> [Exercise aim]:
Look through the records below and collect all lines that hold the string "this".

> [Data supplied]:
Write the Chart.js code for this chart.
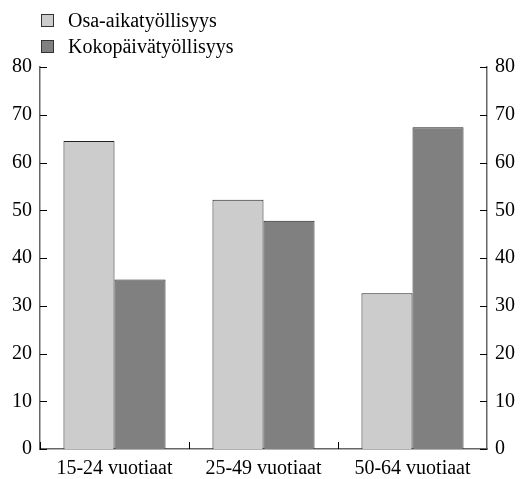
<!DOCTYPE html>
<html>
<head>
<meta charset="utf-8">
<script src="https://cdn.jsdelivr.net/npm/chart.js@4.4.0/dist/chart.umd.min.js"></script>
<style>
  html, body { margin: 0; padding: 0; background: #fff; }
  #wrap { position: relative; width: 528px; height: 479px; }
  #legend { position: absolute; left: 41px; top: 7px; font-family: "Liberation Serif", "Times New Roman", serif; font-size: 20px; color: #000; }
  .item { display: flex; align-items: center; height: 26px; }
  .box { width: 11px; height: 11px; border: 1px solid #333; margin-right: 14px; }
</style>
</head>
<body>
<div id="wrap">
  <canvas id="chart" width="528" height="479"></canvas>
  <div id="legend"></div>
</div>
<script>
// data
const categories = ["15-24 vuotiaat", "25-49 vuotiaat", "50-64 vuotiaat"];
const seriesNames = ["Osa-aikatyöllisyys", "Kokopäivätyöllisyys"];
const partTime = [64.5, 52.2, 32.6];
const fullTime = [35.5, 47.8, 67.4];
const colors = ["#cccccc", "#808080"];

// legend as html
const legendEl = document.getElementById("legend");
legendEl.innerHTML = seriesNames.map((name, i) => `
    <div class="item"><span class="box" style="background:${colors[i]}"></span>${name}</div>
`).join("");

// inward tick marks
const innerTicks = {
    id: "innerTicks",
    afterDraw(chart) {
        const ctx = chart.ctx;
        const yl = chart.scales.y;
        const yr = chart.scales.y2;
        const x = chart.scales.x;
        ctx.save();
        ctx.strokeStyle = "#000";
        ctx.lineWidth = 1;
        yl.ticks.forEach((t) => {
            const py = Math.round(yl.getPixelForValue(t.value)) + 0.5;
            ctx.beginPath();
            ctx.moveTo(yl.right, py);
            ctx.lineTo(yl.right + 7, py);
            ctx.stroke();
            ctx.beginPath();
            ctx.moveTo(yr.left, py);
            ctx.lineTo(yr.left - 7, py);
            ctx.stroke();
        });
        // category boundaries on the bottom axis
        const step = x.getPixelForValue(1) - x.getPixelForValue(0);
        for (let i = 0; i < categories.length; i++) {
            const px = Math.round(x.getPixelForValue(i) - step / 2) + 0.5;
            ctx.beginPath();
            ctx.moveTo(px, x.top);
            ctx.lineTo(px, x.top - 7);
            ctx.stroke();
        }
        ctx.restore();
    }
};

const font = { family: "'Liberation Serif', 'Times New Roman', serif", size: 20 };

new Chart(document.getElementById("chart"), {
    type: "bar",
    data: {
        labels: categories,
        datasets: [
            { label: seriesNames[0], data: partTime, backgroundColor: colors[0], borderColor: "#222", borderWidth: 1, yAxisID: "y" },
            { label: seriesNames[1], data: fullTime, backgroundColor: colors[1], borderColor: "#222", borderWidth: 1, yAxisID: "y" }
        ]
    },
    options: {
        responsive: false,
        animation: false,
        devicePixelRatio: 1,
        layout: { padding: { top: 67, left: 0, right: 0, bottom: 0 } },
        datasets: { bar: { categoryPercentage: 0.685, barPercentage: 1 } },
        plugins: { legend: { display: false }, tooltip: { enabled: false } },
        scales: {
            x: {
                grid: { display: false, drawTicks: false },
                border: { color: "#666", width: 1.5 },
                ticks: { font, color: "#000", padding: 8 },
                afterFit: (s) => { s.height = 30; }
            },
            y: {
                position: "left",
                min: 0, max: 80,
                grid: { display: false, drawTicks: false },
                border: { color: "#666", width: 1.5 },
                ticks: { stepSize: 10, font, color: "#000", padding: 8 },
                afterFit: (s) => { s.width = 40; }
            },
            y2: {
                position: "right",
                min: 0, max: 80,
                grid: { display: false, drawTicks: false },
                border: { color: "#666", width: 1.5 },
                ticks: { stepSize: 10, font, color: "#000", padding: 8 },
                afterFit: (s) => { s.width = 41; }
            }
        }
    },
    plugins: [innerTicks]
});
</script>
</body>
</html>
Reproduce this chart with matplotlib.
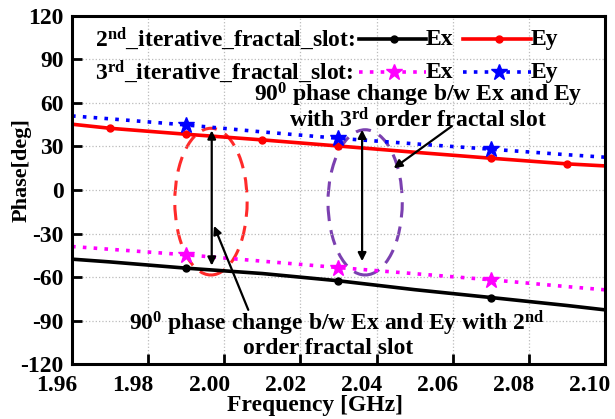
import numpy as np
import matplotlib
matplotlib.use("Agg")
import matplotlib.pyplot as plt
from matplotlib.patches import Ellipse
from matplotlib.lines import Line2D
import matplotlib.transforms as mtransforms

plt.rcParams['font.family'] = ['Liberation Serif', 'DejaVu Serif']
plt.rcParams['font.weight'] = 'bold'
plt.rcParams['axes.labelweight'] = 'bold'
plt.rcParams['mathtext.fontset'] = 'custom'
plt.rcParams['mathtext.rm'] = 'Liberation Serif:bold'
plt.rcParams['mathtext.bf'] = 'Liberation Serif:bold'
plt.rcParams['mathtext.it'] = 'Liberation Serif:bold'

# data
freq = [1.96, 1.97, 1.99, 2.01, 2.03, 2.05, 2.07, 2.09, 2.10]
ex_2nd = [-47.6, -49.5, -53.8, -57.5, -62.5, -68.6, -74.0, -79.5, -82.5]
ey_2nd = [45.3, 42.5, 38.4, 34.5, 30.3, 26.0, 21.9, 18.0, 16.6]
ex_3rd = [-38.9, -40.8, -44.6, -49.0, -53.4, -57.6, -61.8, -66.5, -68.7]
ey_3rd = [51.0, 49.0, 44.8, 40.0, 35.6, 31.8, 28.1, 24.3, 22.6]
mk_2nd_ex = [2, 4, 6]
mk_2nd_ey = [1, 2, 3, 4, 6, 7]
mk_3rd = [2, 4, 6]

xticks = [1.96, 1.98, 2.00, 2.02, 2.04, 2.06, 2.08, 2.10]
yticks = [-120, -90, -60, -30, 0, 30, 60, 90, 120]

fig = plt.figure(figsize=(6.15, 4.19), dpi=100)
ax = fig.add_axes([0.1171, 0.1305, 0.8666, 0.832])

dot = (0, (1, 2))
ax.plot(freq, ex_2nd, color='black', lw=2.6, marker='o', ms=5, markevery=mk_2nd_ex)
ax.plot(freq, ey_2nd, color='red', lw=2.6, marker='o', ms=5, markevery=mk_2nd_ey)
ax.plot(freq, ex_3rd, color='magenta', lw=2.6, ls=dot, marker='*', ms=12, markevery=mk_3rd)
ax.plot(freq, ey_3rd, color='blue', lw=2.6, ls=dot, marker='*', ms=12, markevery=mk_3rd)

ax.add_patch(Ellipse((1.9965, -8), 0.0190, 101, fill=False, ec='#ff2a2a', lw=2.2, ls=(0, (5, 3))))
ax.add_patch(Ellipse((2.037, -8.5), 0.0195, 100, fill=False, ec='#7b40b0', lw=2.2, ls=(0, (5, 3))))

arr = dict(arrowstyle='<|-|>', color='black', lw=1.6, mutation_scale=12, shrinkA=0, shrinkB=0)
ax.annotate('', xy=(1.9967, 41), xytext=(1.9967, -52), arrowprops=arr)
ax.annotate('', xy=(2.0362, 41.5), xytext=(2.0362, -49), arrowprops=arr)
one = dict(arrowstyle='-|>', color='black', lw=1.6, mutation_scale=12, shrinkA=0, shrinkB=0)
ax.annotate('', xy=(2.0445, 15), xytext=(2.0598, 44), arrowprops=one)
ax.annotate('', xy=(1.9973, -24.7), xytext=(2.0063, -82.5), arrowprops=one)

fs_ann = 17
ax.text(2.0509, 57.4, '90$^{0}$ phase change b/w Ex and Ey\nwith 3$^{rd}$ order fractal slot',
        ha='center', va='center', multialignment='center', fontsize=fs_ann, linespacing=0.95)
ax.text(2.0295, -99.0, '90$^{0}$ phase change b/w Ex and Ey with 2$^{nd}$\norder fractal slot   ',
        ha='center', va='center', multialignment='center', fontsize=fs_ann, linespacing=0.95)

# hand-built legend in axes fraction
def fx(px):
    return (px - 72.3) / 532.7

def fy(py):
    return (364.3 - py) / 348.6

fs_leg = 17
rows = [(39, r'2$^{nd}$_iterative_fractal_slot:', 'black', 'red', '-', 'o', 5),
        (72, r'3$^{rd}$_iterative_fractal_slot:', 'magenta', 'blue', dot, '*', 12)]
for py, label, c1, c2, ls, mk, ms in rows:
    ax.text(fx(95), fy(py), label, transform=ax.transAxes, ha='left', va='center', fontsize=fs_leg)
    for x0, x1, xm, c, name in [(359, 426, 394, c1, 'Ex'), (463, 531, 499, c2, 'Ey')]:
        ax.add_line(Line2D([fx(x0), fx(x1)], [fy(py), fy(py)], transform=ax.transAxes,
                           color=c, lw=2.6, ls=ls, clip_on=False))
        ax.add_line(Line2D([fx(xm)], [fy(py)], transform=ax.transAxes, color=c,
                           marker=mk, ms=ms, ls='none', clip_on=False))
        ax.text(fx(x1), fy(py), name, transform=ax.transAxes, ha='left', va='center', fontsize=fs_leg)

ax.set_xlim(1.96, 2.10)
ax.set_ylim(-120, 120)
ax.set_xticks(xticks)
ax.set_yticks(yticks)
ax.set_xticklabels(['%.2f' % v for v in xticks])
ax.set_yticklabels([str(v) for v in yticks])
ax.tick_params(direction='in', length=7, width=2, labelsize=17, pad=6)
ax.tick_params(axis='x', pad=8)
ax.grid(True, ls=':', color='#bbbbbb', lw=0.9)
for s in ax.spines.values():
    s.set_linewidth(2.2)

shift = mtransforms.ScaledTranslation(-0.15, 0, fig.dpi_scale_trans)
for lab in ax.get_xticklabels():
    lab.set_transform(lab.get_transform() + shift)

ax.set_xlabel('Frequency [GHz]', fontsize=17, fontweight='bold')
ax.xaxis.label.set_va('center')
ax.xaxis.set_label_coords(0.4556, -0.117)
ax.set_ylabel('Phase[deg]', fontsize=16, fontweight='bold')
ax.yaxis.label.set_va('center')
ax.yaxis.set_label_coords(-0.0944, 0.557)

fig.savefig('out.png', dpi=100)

> [Response to the exercise]:
Write the Chart.js code for this chart.
Reproduce this chart with matplotlib.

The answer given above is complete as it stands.